Sample Variance Calculator
A quality engineer testing 20 batteries from a batch of 5,000 needs to know how much performance varies across the whole production run. Computing a simple average of squared deviations from the sample mean would systematically underestimate that spread. A sample variance calculator solves this by applying Bessel’s correction–dividing by n-1 rather than n–to deliver an unbiased estimate of population variability.
What Is Sample Variance?
Sample variance (s²) quantifies the dispersion of data points around the mean in a subset drawn from a larger population. Because the sample mean is itself estimated from the same data, statisticians replace the population denominator n with n-1 to preserve accuracy.
The formula is:
$$ s^2 = \frac{\sum\_{i=1}^{n} (x_i - \bar{x})^2}{n - 1} $$Where:
- $s^2$ = sample variance
- $x_i$ = each individual observation
- $\bar{x}$ = sample mean
- $n$ = number of observations
- $n-1$ = degrees of freedom
Enter your raw data into the calculator above to obtain s² and the corresponding sample standard deviation instantly.
How to Calculate Sample Variance Step by Step
Consider a dataset of five exam scores: 72, 85, 79, 91, 83. Here, n = 5.
Step 1. Find the sample mean. (72 + 85 + 79 + 91 + 83) / 5 = 410 / 5 = 82
Step 2. Calculate each deviation from the mean.
- 72 − 82 = −10
- 85 − 82 = 3
- 79 − 82 = −3
- 91 − 82 = 9
- 83 − 82 = 1
Step 3. Square each deviation.
- (−10)² = 100
- 3² = 9
- (−3)² = 9
- 9² = 81
- 1² = 1
Step 4. Sum the squared deviations. 100 + 9 + 9 + 81 + 1 = 200
Step 5. Divide by n − 1. 200 / (5 − 1) = 200 / 4 = 50
The sample variance is 50. The average squared distance from the mean is 50 points.
Why Does the Sample Variance Formula Use n-1?
Using n-1 corrects a subtle bias. When the mean is calculated from the sample, the individual deviations are forced to sum to zero. This constraint reduces the average squared distance slightly below the true population value. Dividing by n-1 instead of n compensates for that constraint, producing an unbiased estimator. With very large samples–typically above 30–the difference between n and n-1 becomes minor, but n-1 remains the standard for statistical software and research publications.
Sample Variance vs Population Variance
| Feature | Sample Variance | Population Variance |
|---|---|---|
| Symbol | $s^2$ | $\sigma^2$ |
| Denominator | n − 1 | n |
| Data scope | Subset of a larger group | Every member of the group |
| Goal | Estimate unknown population spread | Describe known population spread |
If you measured only 50 of 10,000 manufactured parts, sample variance is appropriate. If you have data on all 10,000 parts and no larger group exists, use population variance.

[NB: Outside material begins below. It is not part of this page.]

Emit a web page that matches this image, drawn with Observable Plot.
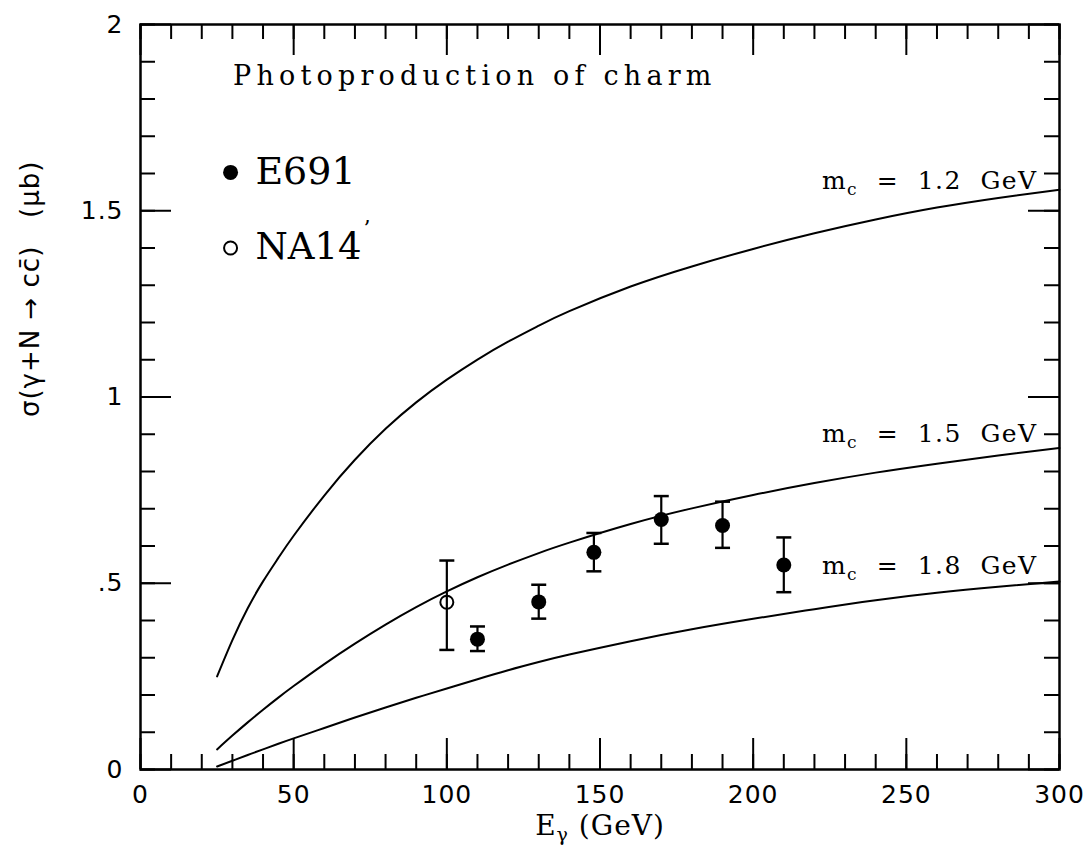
<!DOCTYPE html>
<html><head><meta charset="utf-8">
<script src="https://cdn.jsdelivr.net/npm/d3@7"></script>
<script src="https://cdn.jsdelivr.net/npm/@observablehq/plot@0.6"></script>
<style>body{margin:0;background:#fff}</style>
</head><body><div id="chart"></div>
<script>
// ---- data ----
const energies = [25,30,35,40,45,50,60,70,80,90,100,110,120,130,140,160,180,200,220,240,260,280,300];
const sigma12 = [0.25,0.3475,0.433,0.505,0.568,0.6275,0.7355,0.8315,0.9145,0.9855,1.0465,1.1005,1.1485,1.1915,1.2305,1.2965,1.3505,1.3975,1.4395,1.4765,1.5085,1.5345,1.5565];
const sigma15 = [0.054,0.091,0.1265,0.1605,0.193,0.224,0.283,0.338,0.389,0.436,0.478,0.516,0.55,0.581,0.609,0.659,0.701,0.737,0.769,0.797,0.821,0.843,0.863];
const sigma18 = [0.008,0.0235,0.039,0.054,0.069,0.0835,0.1115,0.1395,0.1665,0.1925,0.2175,0.2425,0.2665,0.2885,0.3085,0.3445,0.3765,0.4045,0.4305,0.4545,0.4745,0.4905,0.5045];
const curveLabels = ["mc = 1.2 GeV","mc = 1.5 GeV","mc = 1.8 GeV"];

const e691E = [110,130,148,170,190,210];
const e691Sigma = [0.350,0.450,0.583,0.671,0.655,0.549];
const e691Lo = [0.318,0.405,0.532,0.606,0.595,0.476];
const e691Hi = [0.384,0.496,0.635,0.734,0.719,0.623];

const na14E = [100];
const na14Sigma = [0.449];
const na14Lo = [0.321];
const na14Hi = [0.561];

const xMajor = [0,50,100,150,200,250,300];
const xMinor = d3.range(0,301,10);
const yMajor = [0,0.5,1,1.5,2];
const yMajorLabels = ["0",".5","1","1.5","2"];
const yMinor = d3.range(0,21).map(i=>i/10);

// ---- tables built from arrays ----
const curves = [sigma12, sigma15, sigma18].flatMap((s,k)=>energies.map((e,i)=>({e, s:s[i], m:curveLabels[k]})));
const e691 = e691E.map((e,i)=>({e, s:e691Sigma[i], lo:e691Lo[i], hi:e691Hi[i]}));
const na14 = na14E.map((e,i)=>({e, s:na14Sigma[i], lo:na14Lo[i], hi:na14Hi[i]}));
const errs = [...e691, ...na14];

const W=1092, H=850, ML=140, MR=33, MT=24, MB=81;
const IW = W-ML-MR, IH = H-MT-MB;
const serif = "DejaVu Serif";
const sans = "DejaVu Sans";
const cap = {draw(ctx){ ctx.moveTo(-7.5,0); ctx.lineTo(7.5,0); }};

const plot = Plot.plot({
  width: W, height: H,
  marginLeft: ML, marginRight: MR, marginTop: MT, marginBottom: MB,
  x: {domain:[0,300], label:null},
  y: {domain:[0,2], label:null},
  style: {background:"#fff", color:"#000", fontFamily: serif},
  marks: [
    // ticks (inside, all four sides)
    Plot.tickX(xMinor, {x:d=>d, insetTop: IH-15, strokeWidth:2}),
    Plot.tickX(xMajor, {x:d=>d, insetTop: IH-31, strokeWidth:2}),
    Plot.tickX(xMinor, {x:d=>d, insetBottom: IH-15, strokeWidth:2}),
    Plot.tickX(xMajor, {x:d=>d, insetBottom: IH-31, strokeWidth:2}),
    Plot.tickY(yMinor, {y:d=>d, insetRight: IW-15, strokeWidth:2}),
    Plot.tickY(yMajor, {y:d=>d, insetRight: IW-31, strokeWidth:2}),
    Plot.tickY(yMinor, {y:d=>d, insetLeft: IW-15, strokeWidth:2}),
    Plot.tickY(yMajor, {y:d=>d, insetLeft: IW-31, strokeWidth:2}),
    Plot.frame({stroke:"#000", strokeWidth:2.5}),
    Plot.axisX({ticks:xMajor, tickSize:0, tickPadding:16, fontSize:25, fontFamily:sans, label:null}),
    Plot.axisY({ticks:yMajor, tickSize:0, tickPadding:17, fontSize:25, fontFamily:sans, label:null,
      tickFormat: d => yMajorLabels[yMajor.indexOf(d)]}),
    // theory curves
    Plot.line(curves, {x:"e", y:"s", z:"m", curve:"natural", stroke:"#000", strokeWidth:2}),
    // error bars
    Plot.ruleX(errs, {x:"e", y1:"lo", y2:"hi", stroke:"#000", strokeWidth:2.2}),
    Plot.dot(errs, {x:"e", y:"lo", symbol:cap, stroke:"#000", strokeWidth:2.5, fill:"none"}),
    Plot.dot(errs, {x:"e", y:"hi", symbol:cap, stroke:"#000", strokeWidth:2.5, fill:"none"}),
    Plot.dot(e691, {x:"e", y:"s", r:7.5, fill:"#000", stroke:"none"}),
    Plot.dot(na14, {x:"e", y:"s", r:6.5, fill:"none", stroke:"#000", strokeWidth:2}),
    // legend
    Plot.dot([0], {x:()=>29.4, y:()=>1.603, r:7.5, fill:"#000", stroke:"none"}),
    Plot.dot([0], {x:()=>29.4, y:()=>1.40, r:6.5, fill:"none", stroke:"#000", strokeWidth:2}),
    Plot.text(["E691"], {x:()=>37.5, y:()=>1.605, text:d=>d, textAnchor:"start", fontSize:38, fontFamily:serif}),
    Plot.text(["NA14"], {x:()=>37.5, y:()=>1.403, text:d=>d, textAnchor:"start", fontSize:37, fontFamily:serif}),
    Plot.text(["’"], {x:()=>72.8, y:()=>1.45, text:d=>d, textAnchor:"start", fontSize:22, fontFamily:serif}),
    Plot.text(["Photoproduction of charm"], {x:()=>30.2, y:()=>1.862, text:d=>d, textAnchor:"start", fontSize:27, fontFamily:serif}),
    // curve labels
    Plot.text(curveLabels, {x:()=>292.8, y:(d,i)=>[1.581,0.902,0.546][i], text:d=>d, textAnchor:"end", fontSize:25, fontFamily:serif}),
    // axis titles
    Plot.text(["Eγ (GeV)"], {frameAnchor:"bottom", dy:65, text:d=>d, fontSize:28, fontFamily:serif}),
    Plot.text(["σ(γ+N → cc̄)   (μb)"], {frameAnchor:"left", dx:-110, dy:20, rotate:-90, text:d=>d, fontSize:26, fontFamily:sans})
  ]
});

// post-process: subscripts and spacing
d3.select(plot).selectAll("text").each(function(){
  const s = this.textContent;
  const el = d3.select(this);
  if (s === "Photoproduction of charm") {
    el.style("letter-spacing","5.2px");
  } else if (curveLabels.includes(s)) {
    el.text("").style("white-space","pre").style("letter-spacing","1.4px");
    el.append("tspan").text("m");
    el.append("tspan").attr("font-size","17").attr("dy","6").text("c");
    el.append("tspan").attr("dy","-6").text("  =  " + s.slice(5).replace(" GeV","  GeV"));
  } else if (s === "Eγ (GeV)") {
    el.text("").style("letter-spacing","1px");
    el.append("tspan").text("E");
    el.append("tspan").attr("font-size","19").attr("dy","6").text("γ");
    el.append("tspan").attr("dy","-6").text(" (GeV)");
  } else if (s.startsWith("σ(")) {
    el.style("white-space","pre").style("letter-spacing","1px");
  }
});
d3.select(plot).selectAll("g[aria-label='x-axis tick label'] text, g[aria-label='y-axis tick label'] text").style("letter-spacing","1px");
document.getElementById("chart").append(plot);
</script>
</body></html>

Sample Variance and Standard Deviation
Variance is expressed in squared units, which can make interpretation difficult. The sample standard deviation corrects this by taking the square root of the variance.
In the exam-score example, the sample standard deviation is √50 ≈ 7.07 points. That figure sits in the original unit of measurement and is easier to communicate than a variance of 50 squared points. Most statistical reports present both values, with variance used in formulas and standard deviation used in summaries.
When to Use a Sample Variance Calculator
Reach for a sample variance calculator whenever you need to infer variability from a subset of data rather than an entire population. Common situations include:
- Analyzing survey responses from a panel to estimate sentiment across a market
- Testing material strength from a few production batches to characterize a full factory output
- Comparing group dispersions before running a t-test or ANOVA
- Checking the homogeneity-of-variance assumption in regression models
Because manual computation involves summing, squaring, and precise division by n-1, the calculator eliminates arithmetic errors and saves time on datasets of any size.